**GOAL:** From the records below, extract only the lines running from the line with "Recreate this image" to the line with "UNIT = 1e-15", both lines included, reproducing them exactly.

**EXERCISE INPUT:**
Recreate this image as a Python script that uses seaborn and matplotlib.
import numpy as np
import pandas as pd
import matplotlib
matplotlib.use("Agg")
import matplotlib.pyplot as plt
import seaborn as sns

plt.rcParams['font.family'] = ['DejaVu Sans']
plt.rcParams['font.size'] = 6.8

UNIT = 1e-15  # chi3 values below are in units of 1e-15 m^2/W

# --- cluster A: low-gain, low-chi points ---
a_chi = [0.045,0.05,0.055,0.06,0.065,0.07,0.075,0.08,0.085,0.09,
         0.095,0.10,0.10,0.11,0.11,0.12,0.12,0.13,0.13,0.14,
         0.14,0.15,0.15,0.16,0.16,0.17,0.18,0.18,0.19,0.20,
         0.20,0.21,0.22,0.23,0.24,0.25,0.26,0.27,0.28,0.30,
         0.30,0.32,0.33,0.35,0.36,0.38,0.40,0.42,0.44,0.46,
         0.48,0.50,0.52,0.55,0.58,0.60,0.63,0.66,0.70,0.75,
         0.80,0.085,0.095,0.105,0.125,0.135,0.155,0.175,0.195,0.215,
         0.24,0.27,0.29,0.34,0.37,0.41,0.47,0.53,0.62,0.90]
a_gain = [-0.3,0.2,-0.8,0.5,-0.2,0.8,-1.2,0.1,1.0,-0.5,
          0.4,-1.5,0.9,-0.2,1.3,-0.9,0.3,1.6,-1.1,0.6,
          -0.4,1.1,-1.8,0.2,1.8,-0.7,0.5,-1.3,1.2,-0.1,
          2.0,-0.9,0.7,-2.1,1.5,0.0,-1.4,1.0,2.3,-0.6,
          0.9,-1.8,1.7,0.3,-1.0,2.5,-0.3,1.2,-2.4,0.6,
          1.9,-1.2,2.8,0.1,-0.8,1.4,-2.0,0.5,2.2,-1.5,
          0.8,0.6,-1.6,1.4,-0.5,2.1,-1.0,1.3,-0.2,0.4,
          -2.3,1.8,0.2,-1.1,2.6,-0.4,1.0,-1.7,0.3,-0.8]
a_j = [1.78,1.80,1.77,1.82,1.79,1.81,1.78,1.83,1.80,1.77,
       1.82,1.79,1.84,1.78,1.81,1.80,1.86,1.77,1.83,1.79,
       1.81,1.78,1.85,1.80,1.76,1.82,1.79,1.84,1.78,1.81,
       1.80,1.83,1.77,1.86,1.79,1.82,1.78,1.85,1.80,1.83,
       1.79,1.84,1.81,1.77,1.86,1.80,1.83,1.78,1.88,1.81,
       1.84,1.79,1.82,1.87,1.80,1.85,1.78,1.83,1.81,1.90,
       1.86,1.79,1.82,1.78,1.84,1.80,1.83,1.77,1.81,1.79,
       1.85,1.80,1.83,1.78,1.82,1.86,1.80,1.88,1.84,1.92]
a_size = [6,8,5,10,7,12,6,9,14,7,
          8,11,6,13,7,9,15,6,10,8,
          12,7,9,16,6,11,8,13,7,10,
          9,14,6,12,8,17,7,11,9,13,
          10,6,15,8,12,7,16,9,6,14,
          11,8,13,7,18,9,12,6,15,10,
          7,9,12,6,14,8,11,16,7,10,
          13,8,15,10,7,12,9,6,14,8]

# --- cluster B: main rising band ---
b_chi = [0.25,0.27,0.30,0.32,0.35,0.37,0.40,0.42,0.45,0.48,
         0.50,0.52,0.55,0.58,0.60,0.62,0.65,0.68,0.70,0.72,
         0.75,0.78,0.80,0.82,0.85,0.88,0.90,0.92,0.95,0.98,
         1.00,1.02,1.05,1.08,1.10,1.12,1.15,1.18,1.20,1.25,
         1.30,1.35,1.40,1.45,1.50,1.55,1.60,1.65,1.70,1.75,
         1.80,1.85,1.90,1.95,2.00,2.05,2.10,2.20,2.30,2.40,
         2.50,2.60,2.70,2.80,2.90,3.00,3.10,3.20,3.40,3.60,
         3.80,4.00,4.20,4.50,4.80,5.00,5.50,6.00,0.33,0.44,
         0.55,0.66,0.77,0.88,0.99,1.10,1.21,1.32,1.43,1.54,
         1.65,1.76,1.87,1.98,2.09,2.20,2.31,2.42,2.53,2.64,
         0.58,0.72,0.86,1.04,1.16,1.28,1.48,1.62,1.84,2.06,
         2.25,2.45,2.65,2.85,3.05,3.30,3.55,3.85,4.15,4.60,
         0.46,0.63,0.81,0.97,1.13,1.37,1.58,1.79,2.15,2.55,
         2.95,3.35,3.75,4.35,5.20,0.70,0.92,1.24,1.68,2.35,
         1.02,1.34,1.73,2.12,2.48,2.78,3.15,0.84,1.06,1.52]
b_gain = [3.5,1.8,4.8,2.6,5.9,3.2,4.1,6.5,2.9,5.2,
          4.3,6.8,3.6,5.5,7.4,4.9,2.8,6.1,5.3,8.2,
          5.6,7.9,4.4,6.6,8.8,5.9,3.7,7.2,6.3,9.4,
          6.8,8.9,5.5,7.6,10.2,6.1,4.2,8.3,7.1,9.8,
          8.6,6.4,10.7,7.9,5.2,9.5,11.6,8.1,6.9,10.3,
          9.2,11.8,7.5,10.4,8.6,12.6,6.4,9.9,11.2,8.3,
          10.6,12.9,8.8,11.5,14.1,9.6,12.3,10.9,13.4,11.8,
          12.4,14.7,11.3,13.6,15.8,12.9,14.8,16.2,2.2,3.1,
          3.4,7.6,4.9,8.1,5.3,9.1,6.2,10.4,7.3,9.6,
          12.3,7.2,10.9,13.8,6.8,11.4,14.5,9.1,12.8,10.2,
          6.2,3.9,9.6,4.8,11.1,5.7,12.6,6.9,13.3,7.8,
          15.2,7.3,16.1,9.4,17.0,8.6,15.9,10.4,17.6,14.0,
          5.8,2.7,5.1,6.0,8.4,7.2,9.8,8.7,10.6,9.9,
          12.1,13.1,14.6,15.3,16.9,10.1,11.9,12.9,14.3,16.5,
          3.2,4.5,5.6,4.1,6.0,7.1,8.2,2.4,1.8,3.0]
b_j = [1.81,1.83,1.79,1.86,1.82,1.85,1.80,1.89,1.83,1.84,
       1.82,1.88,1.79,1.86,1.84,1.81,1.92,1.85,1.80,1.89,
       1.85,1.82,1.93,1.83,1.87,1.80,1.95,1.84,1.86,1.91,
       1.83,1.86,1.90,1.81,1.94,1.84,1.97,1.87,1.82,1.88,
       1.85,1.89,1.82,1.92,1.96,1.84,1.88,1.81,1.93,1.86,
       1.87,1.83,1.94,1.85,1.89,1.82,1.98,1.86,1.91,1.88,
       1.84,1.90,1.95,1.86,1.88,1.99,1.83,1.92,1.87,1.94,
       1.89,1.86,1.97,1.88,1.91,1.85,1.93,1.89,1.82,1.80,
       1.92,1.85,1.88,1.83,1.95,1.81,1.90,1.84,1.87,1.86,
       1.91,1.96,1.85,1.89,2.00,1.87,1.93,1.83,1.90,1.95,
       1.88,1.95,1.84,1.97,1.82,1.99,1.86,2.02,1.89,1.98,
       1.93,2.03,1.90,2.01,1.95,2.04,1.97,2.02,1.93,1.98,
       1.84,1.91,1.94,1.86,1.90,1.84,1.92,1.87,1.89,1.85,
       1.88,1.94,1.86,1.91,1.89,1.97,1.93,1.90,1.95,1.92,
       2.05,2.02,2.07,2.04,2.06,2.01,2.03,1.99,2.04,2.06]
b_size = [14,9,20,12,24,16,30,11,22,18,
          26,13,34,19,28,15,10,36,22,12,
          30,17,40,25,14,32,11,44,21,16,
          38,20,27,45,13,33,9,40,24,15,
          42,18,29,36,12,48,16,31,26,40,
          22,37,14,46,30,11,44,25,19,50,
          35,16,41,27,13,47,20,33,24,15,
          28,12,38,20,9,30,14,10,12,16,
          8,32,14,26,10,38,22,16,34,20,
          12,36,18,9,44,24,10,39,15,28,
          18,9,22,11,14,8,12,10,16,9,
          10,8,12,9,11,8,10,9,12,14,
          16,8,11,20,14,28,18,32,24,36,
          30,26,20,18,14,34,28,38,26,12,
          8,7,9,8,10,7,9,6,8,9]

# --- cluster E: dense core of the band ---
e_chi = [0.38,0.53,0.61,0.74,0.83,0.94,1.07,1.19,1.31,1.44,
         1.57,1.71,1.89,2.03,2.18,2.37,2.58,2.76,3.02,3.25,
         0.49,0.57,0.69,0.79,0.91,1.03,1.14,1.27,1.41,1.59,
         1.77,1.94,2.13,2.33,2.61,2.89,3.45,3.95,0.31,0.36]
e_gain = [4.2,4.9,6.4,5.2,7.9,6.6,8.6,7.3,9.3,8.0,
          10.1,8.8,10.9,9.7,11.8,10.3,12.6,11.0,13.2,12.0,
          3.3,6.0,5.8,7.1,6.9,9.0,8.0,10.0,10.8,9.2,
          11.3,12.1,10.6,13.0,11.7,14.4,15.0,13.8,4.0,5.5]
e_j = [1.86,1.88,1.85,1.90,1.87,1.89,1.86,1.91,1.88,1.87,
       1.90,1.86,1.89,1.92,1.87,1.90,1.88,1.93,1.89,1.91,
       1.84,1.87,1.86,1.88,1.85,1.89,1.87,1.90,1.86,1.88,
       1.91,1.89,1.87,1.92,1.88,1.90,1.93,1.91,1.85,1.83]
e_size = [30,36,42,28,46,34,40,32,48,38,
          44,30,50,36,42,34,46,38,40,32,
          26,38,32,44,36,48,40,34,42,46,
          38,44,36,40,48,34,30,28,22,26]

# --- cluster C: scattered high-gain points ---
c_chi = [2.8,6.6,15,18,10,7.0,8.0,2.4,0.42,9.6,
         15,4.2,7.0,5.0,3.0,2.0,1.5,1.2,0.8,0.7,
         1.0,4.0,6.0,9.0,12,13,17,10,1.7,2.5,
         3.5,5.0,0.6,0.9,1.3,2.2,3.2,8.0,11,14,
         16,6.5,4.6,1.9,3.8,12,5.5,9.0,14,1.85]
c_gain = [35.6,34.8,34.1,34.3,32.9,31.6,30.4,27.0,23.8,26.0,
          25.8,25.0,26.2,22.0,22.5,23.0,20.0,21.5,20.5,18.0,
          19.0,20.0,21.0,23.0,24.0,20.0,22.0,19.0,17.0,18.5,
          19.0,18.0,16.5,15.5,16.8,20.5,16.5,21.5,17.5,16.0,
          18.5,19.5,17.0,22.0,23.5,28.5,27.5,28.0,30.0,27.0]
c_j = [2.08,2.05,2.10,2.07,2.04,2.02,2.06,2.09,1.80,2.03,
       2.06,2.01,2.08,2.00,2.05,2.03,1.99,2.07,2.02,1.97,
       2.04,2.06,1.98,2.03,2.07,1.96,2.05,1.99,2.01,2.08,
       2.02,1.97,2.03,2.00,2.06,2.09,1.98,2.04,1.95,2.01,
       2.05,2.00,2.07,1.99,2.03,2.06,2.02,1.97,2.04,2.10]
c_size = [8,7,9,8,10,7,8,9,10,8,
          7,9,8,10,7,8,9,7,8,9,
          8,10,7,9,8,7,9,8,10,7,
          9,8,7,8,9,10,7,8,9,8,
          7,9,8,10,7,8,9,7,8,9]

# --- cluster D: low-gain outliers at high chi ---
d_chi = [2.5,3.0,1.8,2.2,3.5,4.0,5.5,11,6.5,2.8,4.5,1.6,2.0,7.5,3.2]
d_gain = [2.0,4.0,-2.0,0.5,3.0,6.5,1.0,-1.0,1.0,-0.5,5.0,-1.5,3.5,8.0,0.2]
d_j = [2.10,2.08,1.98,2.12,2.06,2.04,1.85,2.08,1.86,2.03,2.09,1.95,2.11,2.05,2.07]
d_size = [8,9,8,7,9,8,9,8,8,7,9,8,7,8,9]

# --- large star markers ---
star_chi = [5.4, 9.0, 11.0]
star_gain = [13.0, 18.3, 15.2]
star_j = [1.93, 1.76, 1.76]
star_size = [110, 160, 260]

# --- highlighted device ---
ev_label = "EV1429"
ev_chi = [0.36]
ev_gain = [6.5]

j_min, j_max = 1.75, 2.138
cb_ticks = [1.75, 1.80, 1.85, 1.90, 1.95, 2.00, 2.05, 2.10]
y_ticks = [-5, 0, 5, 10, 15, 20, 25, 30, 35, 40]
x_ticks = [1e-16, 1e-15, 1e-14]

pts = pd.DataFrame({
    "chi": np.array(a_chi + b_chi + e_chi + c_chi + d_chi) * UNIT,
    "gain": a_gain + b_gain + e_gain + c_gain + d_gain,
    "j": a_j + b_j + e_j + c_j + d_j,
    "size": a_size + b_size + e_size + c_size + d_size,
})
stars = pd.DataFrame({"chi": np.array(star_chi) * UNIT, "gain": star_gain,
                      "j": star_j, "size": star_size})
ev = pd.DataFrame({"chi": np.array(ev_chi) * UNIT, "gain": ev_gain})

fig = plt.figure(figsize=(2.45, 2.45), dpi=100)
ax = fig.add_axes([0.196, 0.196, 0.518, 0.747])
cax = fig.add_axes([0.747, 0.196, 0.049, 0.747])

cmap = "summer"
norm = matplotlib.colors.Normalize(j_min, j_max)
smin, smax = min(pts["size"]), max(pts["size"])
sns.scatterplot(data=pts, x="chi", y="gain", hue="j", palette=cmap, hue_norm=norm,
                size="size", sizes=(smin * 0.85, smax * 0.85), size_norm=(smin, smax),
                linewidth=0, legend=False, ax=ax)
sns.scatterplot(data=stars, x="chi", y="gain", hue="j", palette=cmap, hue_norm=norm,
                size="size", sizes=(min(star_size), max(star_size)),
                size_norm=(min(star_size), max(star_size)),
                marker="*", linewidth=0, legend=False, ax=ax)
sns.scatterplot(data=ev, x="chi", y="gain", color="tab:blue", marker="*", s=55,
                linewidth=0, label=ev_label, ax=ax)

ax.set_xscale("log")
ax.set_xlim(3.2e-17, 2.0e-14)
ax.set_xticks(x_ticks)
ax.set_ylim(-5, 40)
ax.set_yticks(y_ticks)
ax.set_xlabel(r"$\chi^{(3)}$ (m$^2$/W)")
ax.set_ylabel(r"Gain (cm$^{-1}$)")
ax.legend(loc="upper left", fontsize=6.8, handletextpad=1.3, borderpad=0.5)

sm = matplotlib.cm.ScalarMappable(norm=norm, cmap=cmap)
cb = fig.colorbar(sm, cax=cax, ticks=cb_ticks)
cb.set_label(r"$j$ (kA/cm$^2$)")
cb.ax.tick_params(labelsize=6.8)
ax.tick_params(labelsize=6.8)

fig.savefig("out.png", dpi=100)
==
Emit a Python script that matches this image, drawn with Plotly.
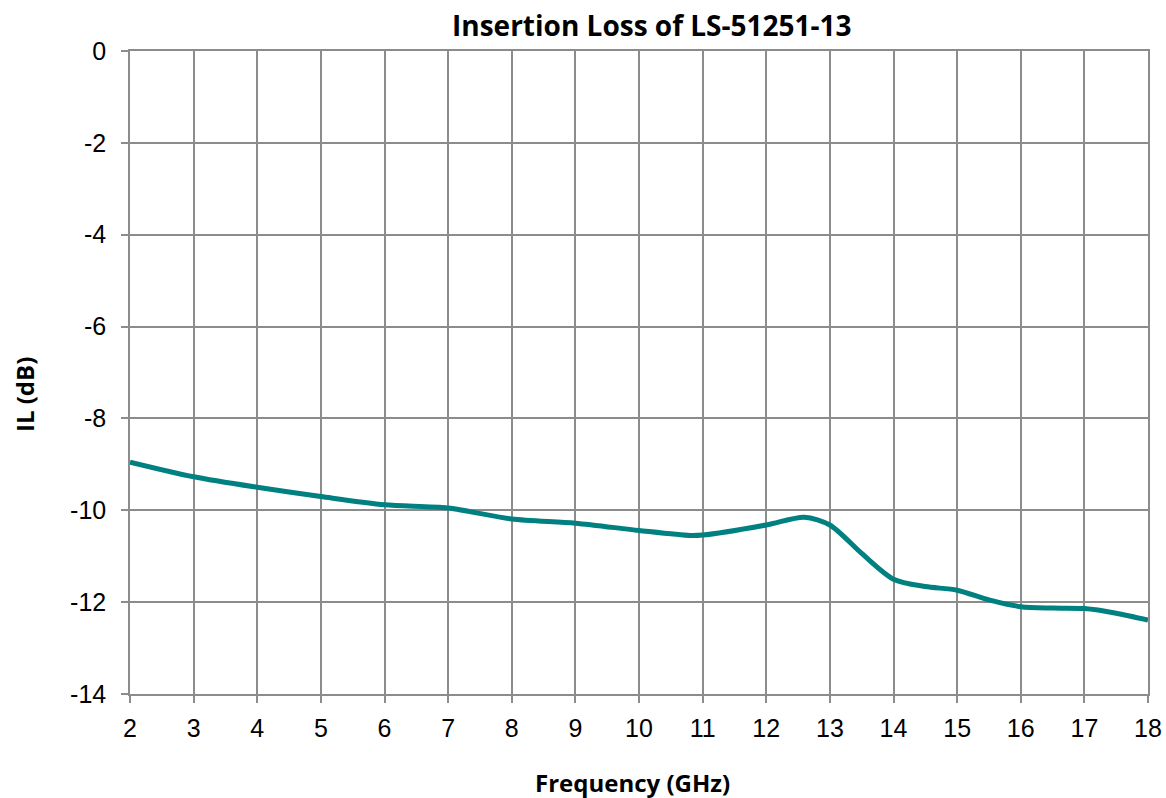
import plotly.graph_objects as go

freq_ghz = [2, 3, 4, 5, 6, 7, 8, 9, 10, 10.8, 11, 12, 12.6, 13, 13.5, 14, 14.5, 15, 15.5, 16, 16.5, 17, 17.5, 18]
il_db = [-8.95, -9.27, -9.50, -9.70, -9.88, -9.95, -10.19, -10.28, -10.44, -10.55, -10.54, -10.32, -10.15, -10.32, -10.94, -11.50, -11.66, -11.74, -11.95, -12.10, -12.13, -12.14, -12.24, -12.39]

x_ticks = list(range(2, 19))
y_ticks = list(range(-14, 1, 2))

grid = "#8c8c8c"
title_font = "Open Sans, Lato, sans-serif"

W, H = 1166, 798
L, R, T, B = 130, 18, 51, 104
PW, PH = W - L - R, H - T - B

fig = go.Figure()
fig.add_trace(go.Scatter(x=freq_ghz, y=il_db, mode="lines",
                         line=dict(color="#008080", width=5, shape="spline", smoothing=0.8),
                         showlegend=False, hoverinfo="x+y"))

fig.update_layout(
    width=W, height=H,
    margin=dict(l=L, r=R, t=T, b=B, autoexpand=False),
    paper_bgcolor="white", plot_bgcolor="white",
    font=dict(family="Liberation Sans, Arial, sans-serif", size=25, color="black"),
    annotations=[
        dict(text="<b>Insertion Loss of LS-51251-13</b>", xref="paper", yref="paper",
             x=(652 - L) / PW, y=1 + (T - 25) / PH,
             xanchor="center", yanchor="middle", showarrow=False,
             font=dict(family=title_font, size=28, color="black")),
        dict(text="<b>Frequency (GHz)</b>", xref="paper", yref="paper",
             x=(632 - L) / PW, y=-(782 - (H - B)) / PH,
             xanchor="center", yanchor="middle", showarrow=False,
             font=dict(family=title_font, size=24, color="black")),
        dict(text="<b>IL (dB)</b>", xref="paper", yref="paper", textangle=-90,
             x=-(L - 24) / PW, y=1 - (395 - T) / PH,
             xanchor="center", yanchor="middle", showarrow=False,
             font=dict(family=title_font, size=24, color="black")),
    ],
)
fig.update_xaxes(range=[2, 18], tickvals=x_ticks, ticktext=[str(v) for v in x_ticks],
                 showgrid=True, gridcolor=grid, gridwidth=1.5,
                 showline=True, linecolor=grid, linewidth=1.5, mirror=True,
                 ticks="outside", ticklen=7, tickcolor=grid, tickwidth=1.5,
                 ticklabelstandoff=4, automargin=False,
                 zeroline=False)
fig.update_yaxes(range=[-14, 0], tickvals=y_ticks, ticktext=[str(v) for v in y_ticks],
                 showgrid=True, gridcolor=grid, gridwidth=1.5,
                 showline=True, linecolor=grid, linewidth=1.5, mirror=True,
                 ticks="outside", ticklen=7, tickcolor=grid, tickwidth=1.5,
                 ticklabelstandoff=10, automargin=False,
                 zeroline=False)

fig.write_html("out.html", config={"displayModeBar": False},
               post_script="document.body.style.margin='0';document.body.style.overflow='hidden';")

**EXERCISE RESULT:**
Recreate this image as a Python script that uses seaborn and matplotlib.
import numpy as np
import pandas as pd
import matplotlib
matplotlib.use("Agg")
import matplotlib.pyplot as plt
import seaborn as sns

plt.rcParams['font.family'] = ['DejaVu Sans']
plt.rcParams['font.size'] = 6.8

UNIT = 1e-15  # chi3 values below are in units of 1e-15 m^2/W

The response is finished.